## [Given request]
Render the material again word for word, skipping the pictures in it.

## [Information provided]

— Begin —

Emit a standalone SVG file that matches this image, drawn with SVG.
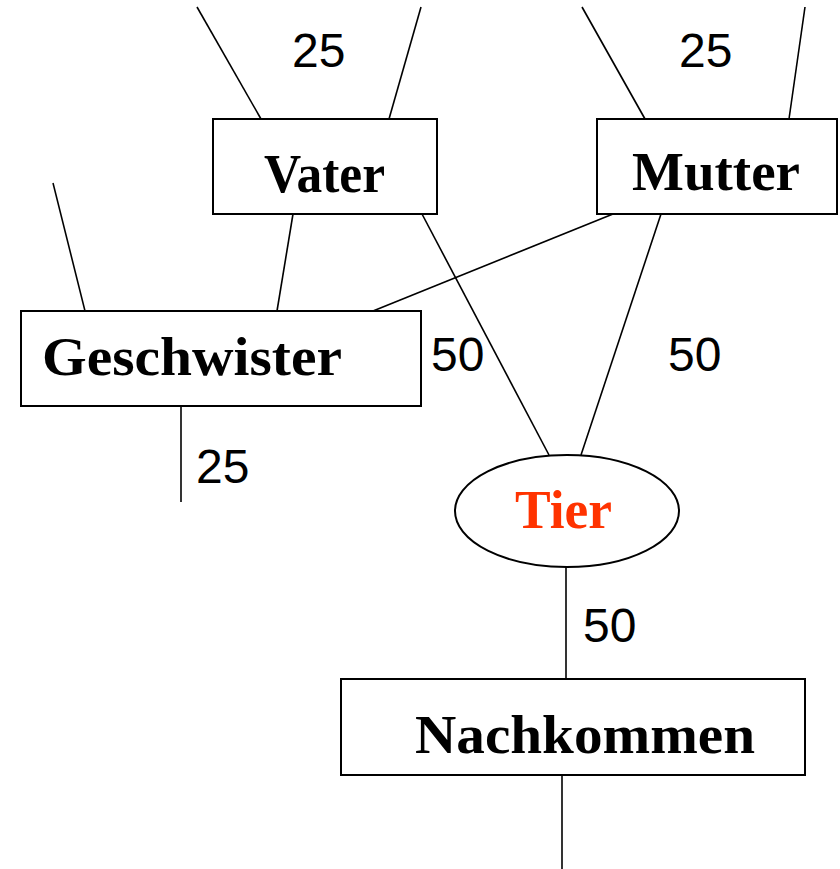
<svg xmlns="http://www.w3.org/2000/svg" width="840" height="869" viewBox="0 0 840 869">
<style>
.box{fill:#fff;stroke:#000;stroke-width:2}
.ln{stroke:#000;stroke-width:1.6;fill:none}
.nt{font-family:"Liberation Serif","Times New Roman",serif;font-weight:bold;font-size:55px;fill:#000}
.lb{font-family:"Liberation Sans",Arial,sans-serif;font-size:48px;fill:#000}
</style>
<rect width="840" height="869" fill="#fff"/>
<g id="connectors">
<line class="ln" x1="197" y1="7" x2="261" y2="119"/>
<line class="ln" x1="421" y1="7" x2="389" y2="119"/>
<line class="ln" x1="582" y1="7" x2="645" y2="119"/>
<line class="ln" x1="805" y1="7" x2="789" y2="119"/>
<line class="ln" x1="53" y1="183" x2="85" y2="311"/>
<line class="ln" x1="293" y1="214" x2="277" y2="311"/>
<line class="ln" x1="613" y1="214" x2="373" y2="311"/>
<line class="ln" x1="422" y1="214" x2="549" y2="455"/>
<line class="ln" x1="661" y1="214" x2="581" y2="455"/>
<line class="ln" x1="181" y1="406" x2="181" y2="502"/>
<line class="ln" x1="566" y1="567" x2="566" y2="678"/>
<line class="ln" x1="562" y1="775" x2="562" y2="869"/>
</g>
<g id="labels">
<text class="lb" x="292" y="67">25</text>
<text class="lb" x="679" y="67">25</text>
<text class="lb" x="431" y="371">50</text>
<text class="lb" x="668" y="371">50</text>
<text class="lb" x="196" y="483">25</text>
<text class="lb" x="583" y="642">50</text>
</g>
<g id="vater">
<rect class="box" x="213" y="119" width="224" height="95"/>
<text class="nt" x="264" y="192" textLength="121" lengthAdjust="spacingAndGlyphs">Vater</text>
</g>
<g id="mutter">
<rect class="box" x="597" y="119" width="240" height="95"/>
<text class="nt" x="632" y="190" textLength="168" lengthAdjust="spacingAndGlyphs">Mutter</text>
</g>
<g id="geschwister">
<rect class="box" x="21" y="311" width="400" height="95"/>
<text class="nt" x="42" y="375" textLength="300" lengthAdjust="spacingAndGlyphs">Geschwister</text>
</g>
<g id="tier">
<ellipse class="box" cx="567" cy="511" rx="112" ry="56"/>
<text class="nt" x="515" y="528" textLength="97" lengthAdjust="spacingAndGlyphs" style="fill:#FF3300">Tier</text>
</g>
<g id="nachkommen">
<rect class="box" x="341" y="679" width="464" height="96"/>
<text class="nt" x="415" y="753" textLength="340" lengthAdjust="spacingAndGlyphs">Nachkommen</text>
</g>
</svg>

— End —

## [Exercise response]
Emit a standalone SVG file that matches this image, drawn with SVG.
<svg xmlns="http://www.w3.org/2000/svg" width="840" height="869" viewBox="0 0 840 869">
<style>
.box{fill:#fff;stroke:#000;stroke-width:2}
.ln{stroke:#000;stroke-width:1.6;fill:none}
.nt{font-family:"Liberation Serif","Times New Roman",serif;font-weight:bold;font-size:55px;fill:#000}
.lb{font-family:"Liberation Sans",Arial,sans-serif;font-size:48px;fill:#000}
</style>
<rect width="840" height="869" fill="#fff"/>
<g id="connectors">
<line class="ln" x1="197" y1="7" x2="261" y2="119"/>
<line class="ln" x1="421" y1="7" x2="389" y2="119"/>
<line class="ln" x1="582" y1="7" x2="645" y2="119"/>
<line class="ln" x1="805" y1="7" x2="789" y2="119"/>
<line class="ln" x1="53" y1="183" x2="85" y2="311"/>
<line class="ln" x1="293" y1="214" x2="277" y2="311"/>
<line class="ln" x1="613" y1="214" x2="373" y2="311"/>
<line class="ln" x1="422" y1="214" x2="549" y2="455"/>
<line class="ln" x1="661" y1="214" x2="581" y2="455"/>
<line class="ln" x1="181" y1="406" x2="181" y2="502"/>
<line class="ln" x1="566" y1="567" x2="566" y2="678"/>
<line class="ln" x1="562" y1="775" x2="562" y2="869"/>
</g>
<g id="labels">
<text class="lb" x="292" y="67">25</text>
<text class="lb" x="679" y="67">25</text>
<text class="lb" x="431" y="371">50</text>
<text class="lb" x="668" y="371">50</text>
<text class="lb" x="196" y="483">25</text>
<text class="lb" x="583" y="642">50</text>
</g>
<g id="vater">
<rect class="box" x="213" y="119" width="224" height="95"/>
<text class="nt" x="264" y="192" textLength="121" lengthAdjust="spacingAndGlyphs">Vater</text>
</g>
<g id="mutter">
<rect class="box" x="597" y="119" width="240" height="95"/>
<text class="nt" x="632" y="190" textLength="168" lengthAdjust="spacingAndGlyphs">Mutter</text>
</g>
<g id="geschwister">
<rect class="box" x="21" y="311" width="400" height="95"/>
<text class="nt" x="42" y="375" textLength="300" lengthAdjust="spacingAndGlyphs">Geschwister</text>
</g>
<g id="tier">
<ellipse class="box" cx="567" cy="511" rx="112" ry="56"/>
<text class="nt" x="515" y="528" textLength="97" lengthAdjust="spacingAndGlyphs" style="fill:#FF3300">Tier</text>
</g>
<g id="nachkommen">
<rect class="box" x="341" y="679" width="464" height="96"/>
<text class="nt" x="415" y="753" textLength="340" lengthAdjust="spacingAndGlyphs">Nachkommen</text>
</g>
</svg>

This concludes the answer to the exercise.